What's more, Tories recall, they were up against a Labour leader who was lampooned wherever he went and was in a job which should have been occupied by his brother, David.

So, why did the Conservative campaign falter so badly, especially early on? Well, for a start, during the first weeks Mr Cameron and George Osborne had only one tale to tell – that the economy was doing well and that it would be a disaster to hand the controls back to the duo who trashed it in the first place, Two Eds Miliband and Balls.

This is an important story to tell, but not to the exclusion of everything else apart from personal attacks on the Labour leader.

The 'Miliband will stab the country in the back just as he did his brother' attack by Defence Secretary Michael Fallon, normally an effective spokesman, was as crass they come.

The most ludicrous of the pledges came from the Conservatives when they said they would push a law through Parliament saying there would be no increases in income tax, VAT or national insurance before 2020. How daft is that? Not only would it tie the hands of the Chancellor for five years, but it says to the electorate: "When I tell you I'm not going to put up taxes, I don't expect you to believe me, so I'm going to introduce an Act of Parliament forcing me to keep my promise."

Over the past week or so, Mr Cameron has begun to show a bit more passion, but voters should beware of politicians who keep telling them they are passionate.

Hoping to curry favour with Britain's vast army of football fans by saying you are a supporter of a particular team is about as transparent a ploy as claiming you used to drink 14 pints of beer a day, as William Hague once did.

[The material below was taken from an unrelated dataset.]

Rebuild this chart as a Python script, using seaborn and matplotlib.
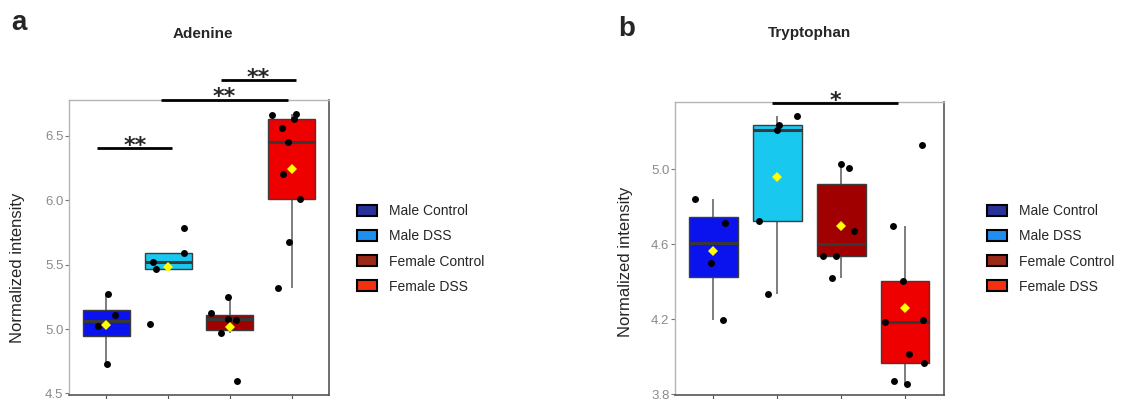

An alleged Aston Villa supporter, Mr Cameron momentarily forgot and switched to West Ham. Perhaps it was the two teams' claret and blue strips which confused him. It was a good job he didn't attach himself to similarly clad Burnley, or Alastair Campbell, a fervent fan of the Lancashire side, would have been crying foul. When it comes to gaffes, however, it was the Labour leader's team who saved the best until last by unveiling the Edstone – a huge lump of limestone with the party's election pledges carved into it above Mr Miliband's signature alongside the Labour rose.

If he becomes Prime Minister, he wants to plonk it in the garden at No 10. You couldn't make it up.

While the odd mistake might make our political leaders seem more human, it's hard to warm to any of them. That includes the Prime Minister and the Chancellor of the Exchequer, no matter how good an economic story they have to tell.

In any case, past evidence has shown that the electorate are much more reluctant to reward an administration for good economic news than they are to punish those deemed responsible for the opposite.

Although he has had a better campaign than might have been expected, I have always thought Mr Miliband suffers from the Neil Kinnock Syndrome. It's just difficult to picture him as political leader of the nation, fighting our battles, arguing our case in Brussels and in the wider world.

And then there's his on-off relationship with Nicola. OK, he won't enter into any formal coalition with the SNP. How could he when her party has made all those Labour MPs redundant?

But, if it means he can become prime minister, no serious observer believes he would not consult with the nationalists on a case-by-case basis in the Commons.

Weaker

Nick Clegg's Liberal Democrats could still have an important role to play in any coalition talks, but from a much weaker position, given that they seem certain to lose Commons seats.

Mr Clegg will forever be remembered for breaking his pledge on university tuition fees, and his party will undoubtedly pay the price tomorrow for being the junior partner in an administration which has adopted Austerity as its middle name.

Many Lib Dem supporters seem set to turn to Natalie Bennett's Greens, who, in spite of a big increase in membership, will struggle to win more than one or two seats.

And what of UKIP and its Marmite (love/hate him) leader, Nigel Farage? There is no question that the UKIP threat has forced Mr Cameron to pledge an in-out referendum on the European Union, and it's also true that the party's stance on immigration chimes with many voters' feelings.

There have been inconsistencies, but (most of the time) Mr Farage gives the impression that he means what he says, whether or not you like what he says.

I heard my first cuckoo of the year on Monday. They are resourceful and determined birds, and a flock of them is heading south to occupy a hitherto undreamt of number of Westminster nests. Their dual aim is to keep the Tories out and, as soon as possible, break up the United Kingdom.

Call it backward looking, but I would rather have it The Way We Were. Politics was so much simpler then.